Here is a view of the Barringer Crater from space. The Crater was originally called Diablo Canyon Crater, then re-named the Barringer Crater after the man who first proposed that this was an impact crater, not a volcanic one.
It was not until Eugene Merle Shoemaker and his research came along in 1963 that it was conclusively shown to be an asteroid impact crater.

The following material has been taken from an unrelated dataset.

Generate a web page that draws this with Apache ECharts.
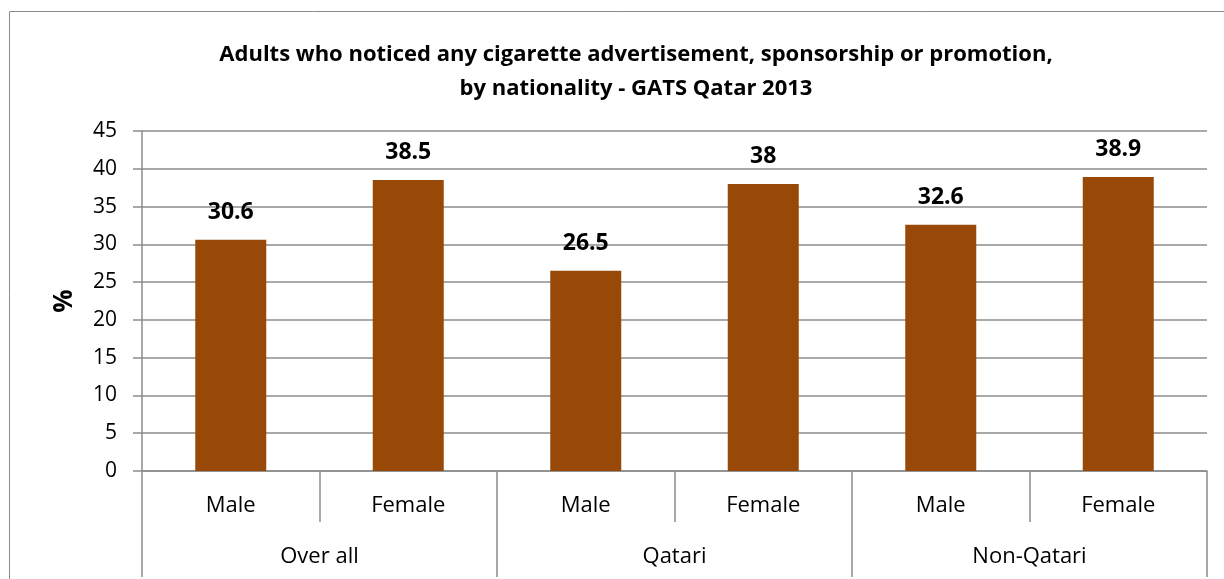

Scientists at the University of Arizona's Spacewatch Project are using the telescope at Kitt Peak, outfitted with modern anti-blur video sensors, to scan the skies and track as many asteroids as possible. Here is a video describing their efforts, from Space.com . There are many other such impact craters on the Earth, and it is very likely that there are many asteroids out in our Solar System that could easily strike the Earth. After all, our planet is upwards of 5 Billion years old. Our Sun has at least 10 Billion more years of nuclear fuel left. We humans could be very lucky to have evolved into our modern civilization in the relatively short time span between asteroid impacts. There are many catastrophes that we can do nearly nothing about. Earthquakes are unpredictable and uncontrollable. The same goes for massive volcanic eruptions. Asteroid impact, no matter how far-fetched it may sound, is not just possible, it is probable, and it is the one thing that we can have advance warning of in time to actually do something about it. These things are HAULING MAJOR ASS through the Solar System, and an impact would wipe out almost all life as we know it.

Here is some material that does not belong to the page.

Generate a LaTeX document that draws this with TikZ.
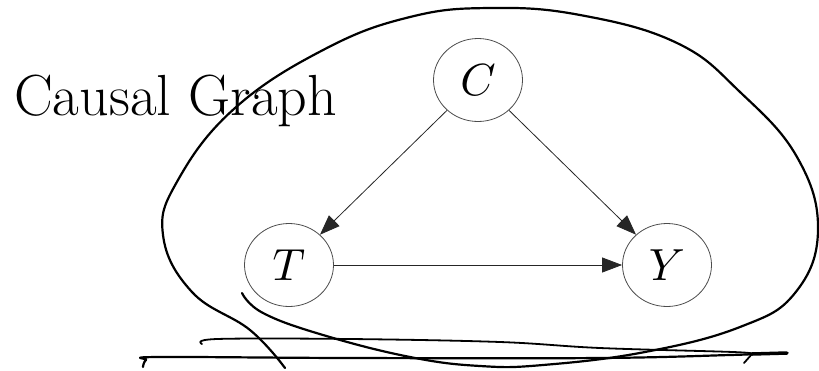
\documentclass[tikz,border=0pt]{standalone}
\usepackage{graphicx}
\usetikzlibrary{arrows.meta,shapes.geometric}
\newcommand{\bigvar}[1]{\scalebox{4.5}{$#1$}}
\begin{document}
\begin{tikzpicture}[x=1pt,y=-1pt,
  var/.style={ellipse, draw=black!70, line width=0.8pt, minimum width=89pt, minimum height=83pt, inner sep=0pt},
  arr/.style={-{Triangle[length=20pt,width=15pt]}, draw=black!85, line width=0.8pt},
  hand/.style={draw=black, line width=2.2pt, line cap=round, line join=round}]
\useasboundingbox (0,0) rectangle (819,370);
\node[anchor=base west, inner sep=0pt, font=\fontsize{58}{68}\selectfont] (title) at (14,115) {Causal Graph};
\node[var] (C) at (478,80) {\bigvar{C}};
\node[var] (T) at (289,265) {\bigvar{T}};
\node[var] (Y) at (667,265) {\bigvar{Y}};
\draw[arr] (C) -- (T);
\draw[arr] (C) -- (Y);
\draw[arr] (T) -- (Y);
% hand-drawn loop
\draw[hand] plot[smooth, tension=0.7] coordinates {
  (285,368) (250,330) (192,292) (163,235) (178,180) (235,108) (325,49)
  (410,17) (490,8) (580,15) (677,43) (740,92) (797,157) (818,230)
  (795,293) (740,327) (645,352) (543,365) (480,366) (410,357) (323,335)
  (263,313) (242,293)};
% upper scribble stroke
\draw[hand, line width=1.8pt] plot[smooth, tension=0.6] coordinates {
  (202,344) (217,339) (350,339) (500,342) (600,348) (733,352) (752,354)} -- (744,363);
% lower scribble stroke
\draw[hand] plot[smooth, tension=0.6] coordinates {
  (143,367) (146,360) (158,357) (347,358) (600,358) (730,355) (753,354)};
\draw[hand, line width=3.5pt] (752,354) -- (787,353);
\end{tikzpicture}
\end{document}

Based on crater formation rates determined from the Earth's closest celestial partner, the Moon, astrogeologists have determined that during the last 600 million years, the Earth has been struck by 60 objects of a diameter of five kilometers or more. The smallest of these impactors would release the equivalent of ten million megatons of TNT and leave a crater 95 kilometers across. For comparison, the largest nuclear weapon ever detonated, the Tsar Bomba, had a yield of 50 megatons.